Categorising Mathematical Etudes #mathsjournalclub

This post is in preparation for this evening's #mathsjournalclub twitter chat about the article "Mathematical études: embedding opportunities for developing procedural fluency within rich mathematical contexts" by Colin Foster, 2013 (available here.)

I have really liked the idea of etudes ever since I came across this article about a year ago.

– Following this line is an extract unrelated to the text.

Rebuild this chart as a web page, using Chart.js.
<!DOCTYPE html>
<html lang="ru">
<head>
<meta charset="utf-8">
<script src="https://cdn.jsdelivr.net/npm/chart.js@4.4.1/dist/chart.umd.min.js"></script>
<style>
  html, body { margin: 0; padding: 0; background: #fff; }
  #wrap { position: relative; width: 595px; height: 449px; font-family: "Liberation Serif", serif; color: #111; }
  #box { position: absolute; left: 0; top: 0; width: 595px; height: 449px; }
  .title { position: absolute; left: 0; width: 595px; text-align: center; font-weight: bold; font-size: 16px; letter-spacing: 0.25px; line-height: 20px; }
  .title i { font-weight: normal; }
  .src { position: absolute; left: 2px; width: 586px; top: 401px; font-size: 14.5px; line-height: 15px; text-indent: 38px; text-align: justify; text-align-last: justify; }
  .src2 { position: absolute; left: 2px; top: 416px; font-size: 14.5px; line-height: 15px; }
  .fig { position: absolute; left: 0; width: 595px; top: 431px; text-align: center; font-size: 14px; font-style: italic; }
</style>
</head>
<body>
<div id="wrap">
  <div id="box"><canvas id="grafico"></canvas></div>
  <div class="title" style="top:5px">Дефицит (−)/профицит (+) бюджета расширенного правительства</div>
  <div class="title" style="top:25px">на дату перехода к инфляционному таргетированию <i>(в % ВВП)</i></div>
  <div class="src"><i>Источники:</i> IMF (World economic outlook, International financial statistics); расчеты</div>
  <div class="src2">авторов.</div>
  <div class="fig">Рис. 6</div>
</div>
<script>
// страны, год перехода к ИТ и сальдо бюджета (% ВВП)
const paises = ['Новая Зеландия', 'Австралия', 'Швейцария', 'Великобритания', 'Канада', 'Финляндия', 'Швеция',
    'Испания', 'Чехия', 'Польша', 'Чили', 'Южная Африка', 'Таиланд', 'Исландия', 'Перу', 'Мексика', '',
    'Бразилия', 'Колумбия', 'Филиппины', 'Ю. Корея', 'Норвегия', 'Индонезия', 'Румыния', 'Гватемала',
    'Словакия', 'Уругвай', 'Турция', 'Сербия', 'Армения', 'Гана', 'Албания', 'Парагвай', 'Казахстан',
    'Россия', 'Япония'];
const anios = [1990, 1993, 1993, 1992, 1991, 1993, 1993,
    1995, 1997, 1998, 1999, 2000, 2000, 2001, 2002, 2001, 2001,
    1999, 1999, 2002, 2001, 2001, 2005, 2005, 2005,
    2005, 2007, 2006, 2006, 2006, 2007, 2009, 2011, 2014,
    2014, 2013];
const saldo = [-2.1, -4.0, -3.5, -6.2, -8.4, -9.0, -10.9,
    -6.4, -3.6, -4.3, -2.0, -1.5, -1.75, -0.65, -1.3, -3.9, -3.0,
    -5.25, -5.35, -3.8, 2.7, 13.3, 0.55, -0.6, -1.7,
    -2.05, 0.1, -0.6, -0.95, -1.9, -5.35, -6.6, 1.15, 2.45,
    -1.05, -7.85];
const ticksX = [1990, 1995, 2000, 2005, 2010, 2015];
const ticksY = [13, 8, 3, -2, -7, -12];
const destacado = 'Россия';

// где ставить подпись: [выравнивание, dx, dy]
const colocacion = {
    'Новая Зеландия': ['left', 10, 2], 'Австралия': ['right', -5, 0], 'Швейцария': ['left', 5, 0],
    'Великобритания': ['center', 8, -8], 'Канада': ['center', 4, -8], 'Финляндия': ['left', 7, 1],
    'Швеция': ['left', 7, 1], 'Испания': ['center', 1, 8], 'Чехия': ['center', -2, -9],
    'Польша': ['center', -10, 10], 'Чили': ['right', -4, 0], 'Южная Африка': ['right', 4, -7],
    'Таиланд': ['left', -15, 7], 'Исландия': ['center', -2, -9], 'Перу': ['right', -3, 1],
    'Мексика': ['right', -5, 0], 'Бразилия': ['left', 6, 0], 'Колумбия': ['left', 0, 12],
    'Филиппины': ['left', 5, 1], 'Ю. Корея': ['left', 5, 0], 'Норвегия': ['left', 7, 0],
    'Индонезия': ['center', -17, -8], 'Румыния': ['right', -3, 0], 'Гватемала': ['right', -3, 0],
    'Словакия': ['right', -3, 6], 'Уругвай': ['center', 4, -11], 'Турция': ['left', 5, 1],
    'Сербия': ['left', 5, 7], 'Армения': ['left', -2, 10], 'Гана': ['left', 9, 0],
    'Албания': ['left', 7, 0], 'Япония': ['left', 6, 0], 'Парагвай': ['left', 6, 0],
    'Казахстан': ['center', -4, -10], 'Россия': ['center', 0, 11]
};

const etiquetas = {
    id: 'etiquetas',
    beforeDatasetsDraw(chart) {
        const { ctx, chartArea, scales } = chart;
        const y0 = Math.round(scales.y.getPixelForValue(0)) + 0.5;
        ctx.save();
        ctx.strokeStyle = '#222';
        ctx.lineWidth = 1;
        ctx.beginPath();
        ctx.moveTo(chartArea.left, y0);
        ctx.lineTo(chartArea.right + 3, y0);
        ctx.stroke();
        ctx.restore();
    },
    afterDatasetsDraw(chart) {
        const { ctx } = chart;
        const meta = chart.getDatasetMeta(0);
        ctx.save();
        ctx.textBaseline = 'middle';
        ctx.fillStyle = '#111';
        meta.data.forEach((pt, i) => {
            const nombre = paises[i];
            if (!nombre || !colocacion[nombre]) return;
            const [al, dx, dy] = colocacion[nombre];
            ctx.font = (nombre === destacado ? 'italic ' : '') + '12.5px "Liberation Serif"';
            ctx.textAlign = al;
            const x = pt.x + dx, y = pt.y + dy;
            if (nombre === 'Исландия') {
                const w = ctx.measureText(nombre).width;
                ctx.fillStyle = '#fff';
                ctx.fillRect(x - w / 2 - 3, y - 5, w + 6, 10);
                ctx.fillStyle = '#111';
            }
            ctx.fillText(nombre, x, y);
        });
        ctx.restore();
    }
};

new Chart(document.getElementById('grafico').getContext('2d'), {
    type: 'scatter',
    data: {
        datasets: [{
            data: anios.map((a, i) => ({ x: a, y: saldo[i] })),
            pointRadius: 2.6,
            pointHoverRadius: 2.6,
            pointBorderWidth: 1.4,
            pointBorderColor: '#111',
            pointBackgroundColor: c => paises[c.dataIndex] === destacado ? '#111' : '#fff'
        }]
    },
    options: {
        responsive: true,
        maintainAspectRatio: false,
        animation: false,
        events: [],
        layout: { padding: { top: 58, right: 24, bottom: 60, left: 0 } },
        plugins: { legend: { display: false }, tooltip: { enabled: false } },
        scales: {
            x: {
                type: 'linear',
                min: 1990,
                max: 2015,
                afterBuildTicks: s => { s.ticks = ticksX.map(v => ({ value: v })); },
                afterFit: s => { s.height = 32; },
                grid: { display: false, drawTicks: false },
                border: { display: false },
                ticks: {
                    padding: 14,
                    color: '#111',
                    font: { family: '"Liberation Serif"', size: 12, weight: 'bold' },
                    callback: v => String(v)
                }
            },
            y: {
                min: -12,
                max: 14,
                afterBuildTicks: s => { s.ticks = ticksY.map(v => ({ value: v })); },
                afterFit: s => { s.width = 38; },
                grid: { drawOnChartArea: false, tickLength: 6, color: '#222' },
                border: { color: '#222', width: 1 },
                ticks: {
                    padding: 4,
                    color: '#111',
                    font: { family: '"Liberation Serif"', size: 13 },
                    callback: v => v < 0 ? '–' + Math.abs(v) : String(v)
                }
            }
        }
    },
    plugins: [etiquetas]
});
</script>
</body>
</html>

Embedding practice into a mathematically rich context seems to perfectly balance the need for practice with the desire that students be working productively towards something meaningful - as well as ensuring that mathematics stays centre-stage in the lesson.

My aim in this post is to link to various resources I believe fulfill the requirement of an etude and to find commonalities in the types of over-arching mathematical goal involved in each case - that is to categorise them!


Category 1
Students follow a rule leading to a pattern of results - can the pattern be justified?
(ie. the teacher taps into a seam of related examples that follow some rule and students investigate this seam.)

Examples:
- At MathsPad, we developed this task on factorising and expanding (this is still in flash at the time of writing), inspired by an interesting book on productively using algebra by Martin Kindt (available as pdf here.)
- Calculations with fractions in this task by Don Steward.


Category 2
Students are given a number of criteria and examples must be found that fulfil different combinations of these criteria.

Examples:
- Johnny Griffith's Risps are good examples of these - such as Risp 10 on coordinate geometry, where for each section of a Venn Diagram, an example must be found.

(Also, students must combine given elements to form as many examples as possible - such as RISP 3)


Category 3
Students work on examples where the results converge towards a limit.

Examples:
- Finding areas of successive polygons surrounded by circles, which in the limit will tend towards pi. Embedded practice of using trigonometry and finding areas.